### Extracted records
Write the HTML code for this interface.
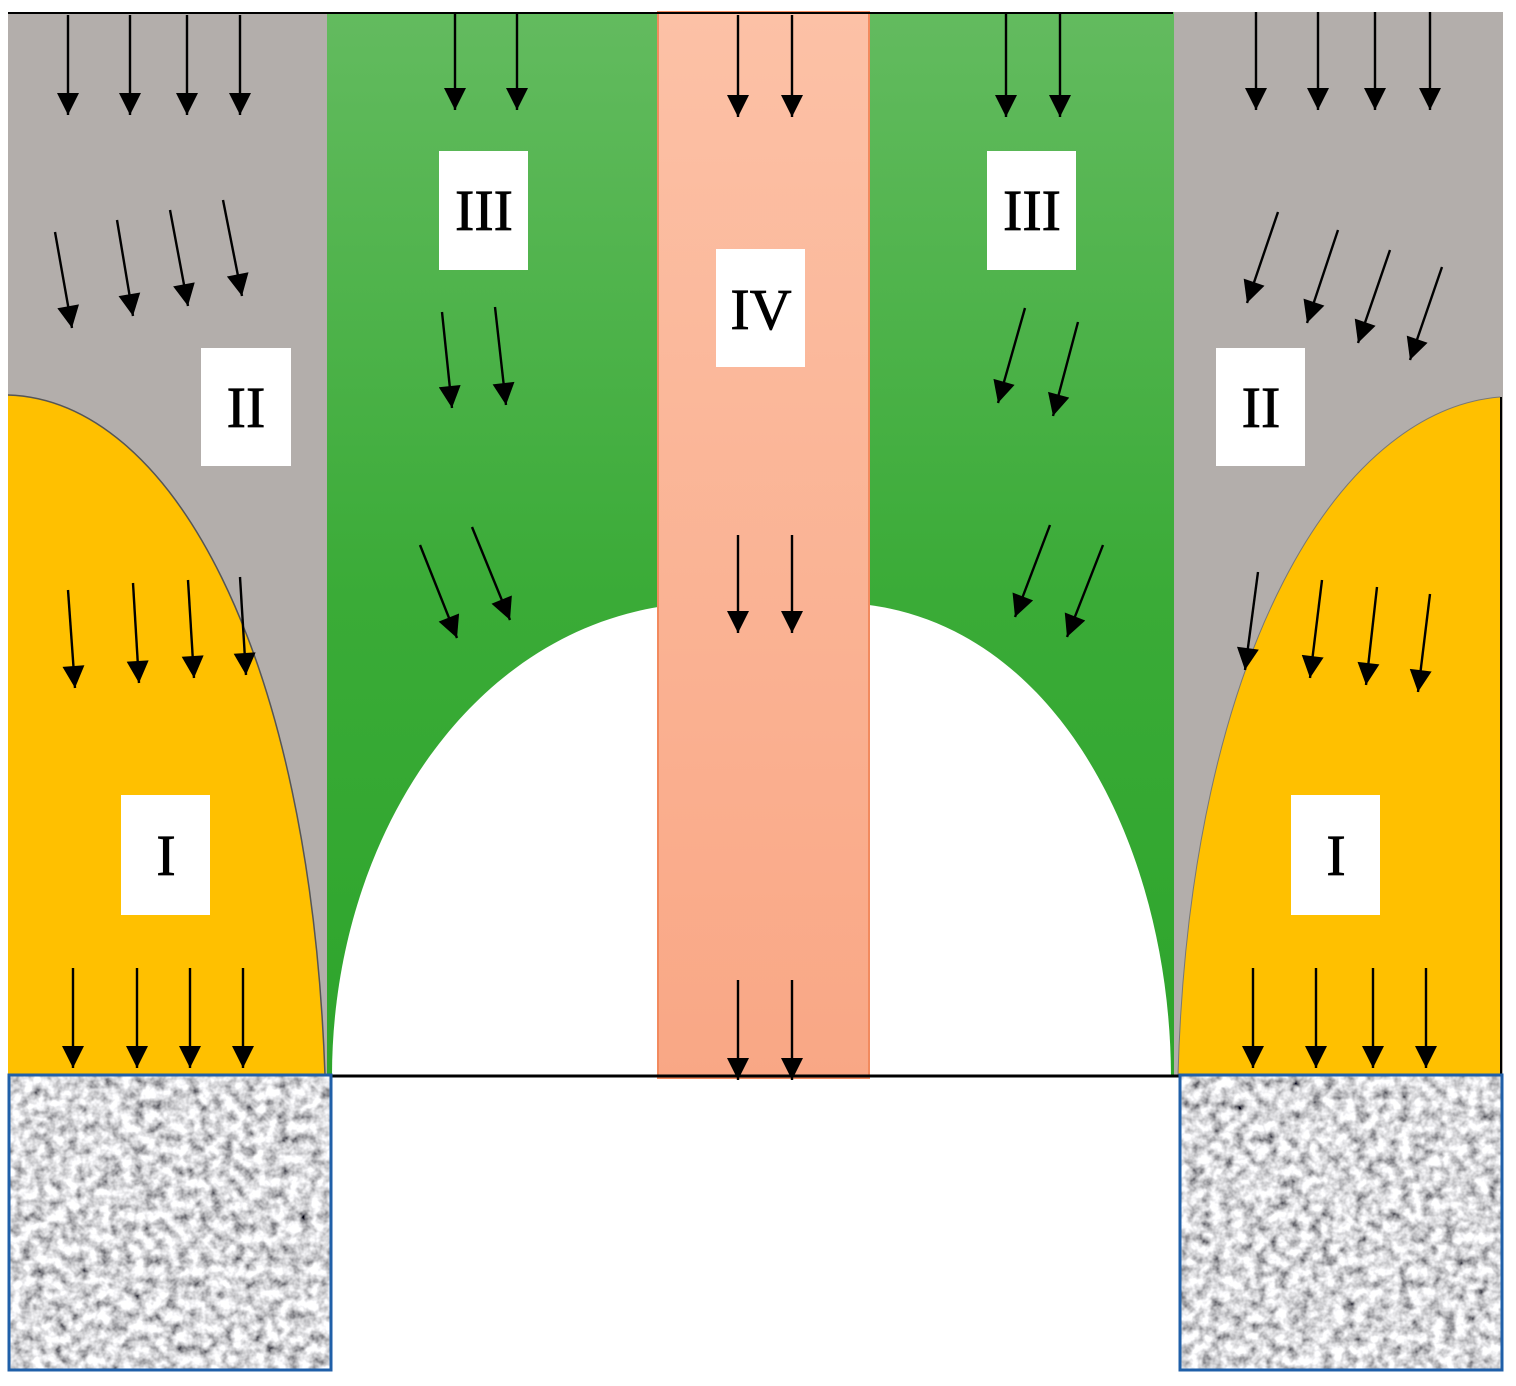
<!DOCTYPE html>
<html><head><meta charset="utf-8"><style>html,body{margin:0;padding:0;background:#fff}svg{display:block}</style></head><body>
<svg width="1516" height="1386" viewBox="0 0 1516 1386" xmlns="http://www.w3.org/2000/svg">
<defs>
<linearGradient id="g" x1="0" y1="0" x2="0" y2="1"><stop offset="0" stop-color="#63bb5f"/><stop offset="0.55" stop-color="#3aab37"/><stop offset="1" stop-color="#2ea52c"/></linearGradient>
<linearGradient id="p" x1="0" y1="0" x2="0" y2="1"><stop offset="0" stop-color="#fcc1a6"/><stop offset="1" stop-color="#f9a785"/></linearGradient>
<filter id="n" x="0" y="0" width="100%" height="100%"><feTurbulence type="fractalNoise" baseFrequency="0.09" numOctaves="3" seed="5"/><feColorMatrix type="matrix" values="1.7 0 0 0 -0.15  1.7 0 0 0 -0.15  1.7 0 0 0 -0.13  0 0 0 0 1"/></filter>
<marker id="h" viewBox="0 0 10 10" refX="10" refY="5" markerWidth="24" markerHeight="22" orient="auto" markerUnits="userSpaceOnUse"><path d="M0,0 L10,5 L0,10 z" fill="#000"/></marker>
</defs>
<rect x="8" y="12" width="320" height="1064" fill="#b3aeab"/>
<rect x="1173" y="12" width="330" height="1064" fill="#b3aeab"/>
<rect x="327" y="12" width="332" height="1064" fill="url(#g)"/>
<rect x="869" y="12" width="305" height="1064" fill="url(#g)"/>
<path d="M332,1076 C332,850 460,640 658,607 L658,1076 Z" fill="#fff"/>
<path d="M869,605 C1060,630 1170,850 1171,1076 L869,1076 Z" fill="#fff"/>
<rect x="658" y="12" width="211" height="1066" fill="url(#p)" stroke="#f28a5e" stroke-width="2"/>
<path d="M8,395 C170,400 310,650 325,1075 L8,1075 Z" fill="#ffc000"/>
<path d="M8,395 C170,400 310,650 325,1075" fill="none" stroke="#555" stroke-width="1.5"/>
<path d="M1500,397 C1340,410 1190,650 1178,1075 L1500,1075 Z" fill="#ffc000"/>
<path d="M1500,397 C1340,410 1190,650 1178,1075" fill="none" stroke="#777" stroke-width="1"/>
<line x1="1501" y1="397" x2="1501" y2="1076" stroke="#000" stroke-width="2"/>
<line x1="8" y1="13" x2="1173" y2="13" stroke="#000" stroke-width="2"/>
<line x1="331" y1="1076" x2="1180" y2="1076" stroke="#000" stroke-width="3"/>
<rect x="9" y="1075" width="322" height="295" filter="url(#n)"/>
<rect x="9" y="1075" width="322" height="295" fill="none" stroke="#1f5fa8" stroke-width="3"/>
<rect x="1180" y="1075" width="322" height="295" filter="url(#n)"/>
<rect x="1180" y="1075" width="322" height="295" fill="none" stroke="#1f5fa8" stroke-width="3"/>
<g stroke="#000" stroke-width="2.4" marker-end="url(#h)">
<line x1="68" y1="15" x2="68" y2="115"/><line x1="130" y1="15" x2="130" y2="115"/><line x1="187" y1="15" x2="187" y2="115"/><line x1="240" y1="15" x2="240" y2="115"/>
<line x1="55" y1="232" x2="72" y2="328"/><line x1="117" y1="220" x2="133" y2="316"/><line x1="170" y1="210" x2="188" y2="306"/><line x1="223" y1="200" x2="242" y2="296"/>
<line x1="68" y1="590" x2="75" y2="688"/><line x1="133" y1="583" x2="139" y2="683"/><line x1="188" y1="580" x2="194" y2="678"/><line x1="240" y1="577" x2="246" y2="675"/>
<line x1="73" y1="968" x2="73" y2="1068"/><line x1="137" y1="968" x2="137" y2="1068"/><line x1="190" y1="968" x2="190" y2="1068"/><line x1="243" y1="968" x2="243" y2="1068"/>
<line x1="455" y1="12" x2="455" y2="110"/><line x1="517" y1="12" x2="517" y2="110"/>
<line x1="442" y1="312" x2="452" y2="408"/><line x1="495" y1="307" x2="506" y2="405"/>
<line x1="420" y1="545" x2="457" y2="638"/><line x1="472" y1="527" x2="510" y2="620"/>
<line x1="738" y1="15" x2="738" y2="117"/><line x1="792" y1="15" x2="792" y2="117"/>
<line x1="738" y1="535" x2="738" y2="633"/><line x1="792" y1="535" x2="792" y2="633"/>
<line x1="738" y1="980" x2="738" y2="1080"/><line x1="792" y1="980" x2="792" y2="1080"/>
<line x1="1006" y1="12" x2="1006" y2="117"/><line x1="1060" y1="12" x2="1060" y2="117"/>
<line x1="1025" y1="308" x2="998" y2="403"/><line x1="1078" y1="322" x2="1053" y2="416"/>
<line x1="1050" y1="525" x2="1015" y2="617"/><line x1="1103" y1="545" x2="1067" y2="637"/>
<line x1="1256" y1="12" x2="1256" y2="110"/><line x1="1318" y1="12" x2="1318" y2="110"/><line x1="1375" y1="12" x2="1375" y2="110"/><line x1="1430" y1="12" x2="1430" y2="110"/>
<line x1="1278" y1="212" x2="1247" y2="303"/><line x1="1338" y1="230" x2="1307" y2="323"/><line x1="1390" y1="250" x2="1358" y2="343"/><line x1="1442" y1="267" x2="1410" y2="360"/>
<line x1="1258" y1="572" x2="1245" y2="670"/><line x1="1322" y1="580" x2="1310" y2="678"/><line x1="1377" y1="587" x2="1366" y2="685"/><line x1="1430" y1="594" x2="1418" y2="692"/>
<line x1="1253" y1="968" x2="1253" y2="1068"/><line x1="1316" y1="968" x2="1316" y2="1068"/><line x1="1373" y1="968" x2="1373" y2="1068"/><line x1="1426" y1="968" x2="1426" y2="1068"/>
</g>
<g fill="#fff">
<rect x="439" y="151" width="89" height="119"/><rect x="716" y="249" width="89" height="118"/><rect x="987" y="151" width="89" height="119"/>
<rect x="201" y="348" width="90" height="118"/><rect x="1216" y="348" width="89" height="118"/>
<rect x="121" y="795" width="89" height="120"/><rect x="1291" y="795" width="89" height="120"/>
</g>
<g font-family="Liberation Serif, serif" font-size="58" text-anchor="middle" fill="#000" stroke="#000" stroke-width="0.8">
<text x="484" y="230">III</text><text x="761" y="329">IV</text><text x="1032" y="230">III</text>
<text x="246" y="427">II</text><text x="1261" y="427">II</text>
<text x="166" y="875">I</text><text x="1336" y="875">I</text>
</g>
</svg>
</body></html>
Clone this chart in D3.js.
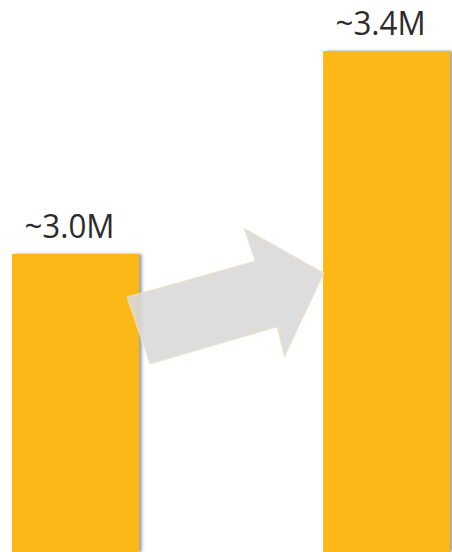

### Task details
Determine the number of lines where the string "this" occurs, and give that number only.

### Result
2